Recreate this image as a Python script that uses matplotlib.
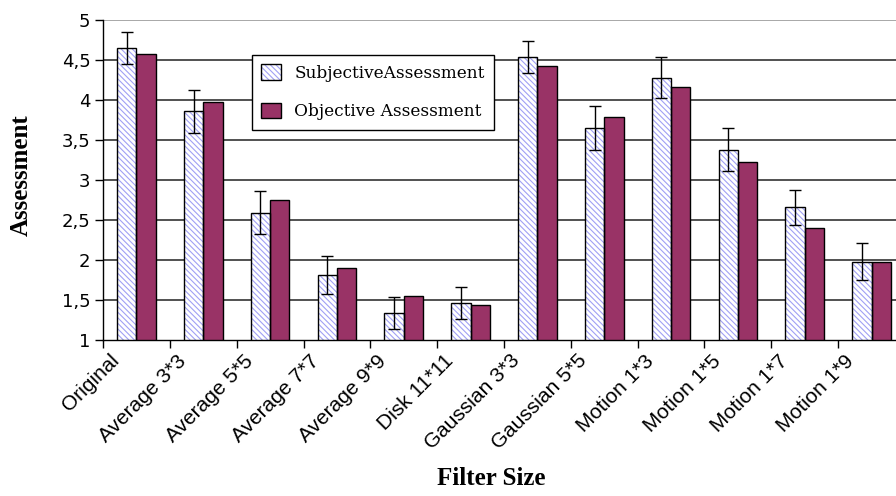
import matplotlib.pyplot as plt
import matplotlib.transforms as mtransforms
from matplotlib.patches import Patch
import numpy as np

filters = [
    "Original", "Average 3*3", "Average 5*5", "Average 7*7", "Average 9*9",
    "Disk 11*11", "Gaussian 3*3", "Gaussian 5*5", "Motion 1*3", "Motion 1*5",
    "Motion 1*7", "Motion 1*9",
]
subjective = [4.65, 3.86, 2.59, 1.81, 1.34, 1.46, 4.54, 3.65, 4.28, 3.38, 2.66, 1.98]
subjective_err = [0.20, 0.27, 0.27, 0.24, 0.20, 0.20, 0.20, 0.28, 0.26, 0.27, 0.22, 0.23]
objective = [4.58, 3.97, 2.75, 1.90, 1.55, 1.44, 4.43, 3.79, 4.16, 3.23, 2.40, 1.98]

purple = "#993366"
hatch_blue = "#a0a0f4"
hatch = "\\" * 6
plt.rcParams["hatch.linewidth"] = 0.8

fig = plt.figure(figsize=(8.96, 4.96), dpi=100)
ax = fig.add_axes([0.115, 0.3145, 0.895, 0.6452])

centers = np.arange(len(filters)) + 0.5
w = 0.29
base = 1.0

# subjective: white bar with blue hatching, black outline drawn over it
ax.bar(centers - w / 2, np.array(subjective) - base, w, bottom=base,
       color="white", edgecolor=hatch_blue, hatch=hatch, linewidth=0, zorder=3)
ax.bar(centers - w / 2, np.array(subjective) - base, w, bottom=base,
       color="none", edgecolor="black", linewidth=1.0, zorder=4)
ax.errorbar(centers - w / 2, subjective, yerr=subjective_err, fmt="none",
            ecolor="black", elinewidth=1.0, capsize=4.5, capthick=1.0, zorder=5)
ax.bar(centers + w / 2, np.array(objective) - base, w, bottom=base,
       color=purple, edgecolor="black", linewidth=1.0, zorder=3)

ax.set_xlim(0, len(filters))
ax.set_ylim(1, 5)
ax.set_yticks(np.arange(1, 5.01, 0.5))
ax.set_yticklabels(["1", "1,5", "2", "2,5", "3", "3,5", "4", "4,5", "5"],
                   fontsize=13, family="DejaVu Sans")
for y in np.arange(1.5, 4.51, 0.5):
    ax.axhline(y, color="#333333", linewidth=1.2, zorder=1)
ax.axhline(5, color="#999999", linewidth=1.2, zorder=1)

ax.set_xticks(np.arange(len(filters)))
ax.set_xticklabels([])
ax.set_xticks(centers, minor=True)
ax.set_xticklabels(filters, minor=True, rotation=45, ha="right",
                   rotation_mode="anchor", fontsize=15, family="Liberation Sans")
ax.tick_params(axis="x", which="minor", length=0, pad=8)
ax.tick_params(axis="x", which="major", length=6, direction="out", width=1)
ax.tick_params(axis="y", length=6, direction="out", width=1, pad=3)
offset = mtransforms.ScaledTranslation(-27 / 100, 0, fig.dpi_scale_trans)
for lbl in ax.get_xticklabels(minor=True):
    lbl.set_transform(lbl.get_transform() + offset)

for side in ["top", "right"]:
    ax.spines[side].set_visible(False)
ax.spines["left"].set_linewidth(1.0)
ax.spines["bottom"].set_linewidth(1.0)

fig.text(0.0234, 0.647, "Assessment", rotation=90, ha="center", va="center",
         fontsize=18, fontweight="bold", family="Liberation Serif")
fig.text(0.548, 0.036, "Filter Size", ha="center", va="center",
         fontsize=18, fontweight="bold", family="Liberation Serif")

sub_h = (Patch(facecolor="white", edgecolor=hatch_blue, hatch=hatch, linewidth=0),
         Patch(facecolor="none", edgecolor="black", linewidth=1.0))
obj_h = Patch(facecolor=purple, edgecolor="black", linewidth=1.0)
leg = fig.legend([sub_h, obj_h], ["SubjectiveAssessment", "Objective Assessment"],
                 loc="upper left", bbox_to_anchor=(0.281, 0.889),
                 prop={"family": "DejaVu Serif", "size": 12.2},
                 frameon=True, fancybox=False, edgecolor="black", framealpha=1,
                 borderpad=0.55, labelspacing=1.25, handlelength=1.2, handleheight=1.0,
                 handletextpad=0.75, borderaxespad=0)
leg.get_frame().set_linewidth(1.0)

fig.savefig("out.png", dpi=100)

^^^^^^^^

→ **Exercise requirements**
All of the material above needs to be restated exactly, with no pictures.

→ **Result**
Recreate this image as a Python script that uses matplotlib.
import matplotlib.pyplot as plt
import matplotlib.transforms as mtransforms
from matplotlib.patches import Patch
import numpy as np

filters = [
    "Original", "Average 3*3", "Average 5*5", "Average 7*7", "Average 9*9",
    "Disk 11*11", "Gaussian 3*3", "Gaussian 5*5", "Motion 1*3", "Motion 1*5",
    "Motion 1*7", "Motion 1*9",
]
subjective = [4.65, 3.86, 2.59, 1.81, 1.34, 1.46, 4.54, 3.65, 4.28, 3.38, 2.66, 1.98]
subjective_err = [0.20, 0.27, 0.27, 0.24, 0.20, 0.20, 0.20, 0.28, 0.26, 0.27, 0.22, 0.23]
objective = [4.58, 3.97, 2.75, 1.90, 1.55, 1.44, 4.43, 3.79, 4.16, 3.23, 2.40, 1.98]

purple = "#993366"
hatch_blue = "#a0a0f4"
hatch = "\\" * 6
plt.rcParams["hatch.linewidth"] = 0.8

fig = plt.figure(figsize=(8.96, 4.96), dpi=100)
ax = fig.add_axes([0.115, 0.3145, 0.895, 0.6452])

centers = np.arange(len(filters)) + 0.5
w = 0.29
base = 1.0

# subjective: white bar with blue hatching, black outline drawn over it
ax.bar(centers - w / 2, np.array(subjective) - base, w, bottom=base,
       color="white", edgecolor=hatch_blue, hatch=hatch, linewidth=0, zorder=3)
ax.bar(centers - w / 2, np.array(subjective) - base, w, bottom=base,
       color="none", edgecolor="black", linewidth=1.0, zorder=4)
ax.errorbar(centers - w / 2, subjective, yerr=subjective_err, fmt="none",
            ecolor="black", elinewidth=1.0, capsize=4.5, capthick=1.0, zorder=5)
ax.bar(centers + w / 2, np.array(objective) - base, w, bottom=base,
       color=purple, edgecolor="black", linewidth=1.0, zorder=3)

ax.set_xlim(0, len(filters))
ax.set_ylim(1, 5)
ax.set_yticks(np.arange(1, 5.01, 0.5))
ax.set_yticklabels(["1", "1,5", "2", "2,5", "3", "3,5", "4", "4,5", "5"],
                   fontsize=13, family="DejaVu Sans")
for y in np.arange(1.5, 4.51, 0.5):
    ax.axhline(y, color="#333333", linewidth=1.2, zorder=1)
ax.axhline(5, color="#999999", linewidth=1.2, zorder=1)

ax.set_xticks(np.arange(len(filters)))
ax.set_xticklabels([])
ax.set_xticks(centers, minor=True)
ax.set_xticklabels(filters, minor=True, rotation=45, ha="right",
                   rotation_mode="anchor", fontsize=15, family="Liberation Sans")
ax.tick_params(axis="x", which="minor", length=0, pad=8)
ax.tick_params(axis="x", which="major", length=6, direction="out", width=1)
ax.tick_params(axis="y", length=6, direction="out", width=1, pad=3)
offset = mtransforms.ScaledTranslation(-27 / 100, 0, fig.dpi_scale_trans)
for lbl in ax.get_xticklabels(minor=True):
    lbl.set_transform(lbl.get_transform() + offset)

for side in ["top", "right"]:
    ax.spines[side].set_visible(False)
ax.spines["left"].set_linewidth(1.0)
ax.spines["bottom"].set_linewidth(1.0)

fig.text(0.0234, 0.647, "Assessment", rotation=90, ha="center", va="center",
         fontsize=18, fontweight="bold", family="Liberation Serif")
fig.text(0.548, 0.036, "Filter Size", ha="center", va="center",
         fontsize=18, fontweight="bold", family="Liberation Serif")

sub_h = (Patch(facecolor="white", edgecolor=hatch_blue, hatch=hatch, linewidth=0),
         Patch(facecolor="none", edgecolor="black", linewidth=1.0))
obj_h = Patch(facecolor=purple, edgecolor="black", linewidth=1.0)
leg = fig.legend([sub_h, obj_h], ["SubjectiveAssessment", "Objective Assessment"],
                 loc="upper left", bbox_to_anchor=(0.281, 0.889),
                 prop={"family": "DejaVu Serif", "size": 12.2},
                 frameon=True, fancybox=False, edgecolor="black", framealpha=1,
                 borderpad=0.55, labelspacing=1.25, handlelength=1.2, handleheight=1.0,
                 handletextpad=0.75, borderaxespad=0)
leg.get_frame().set_linewidth(1.0)

fig.savefig("out.png", dpi=100)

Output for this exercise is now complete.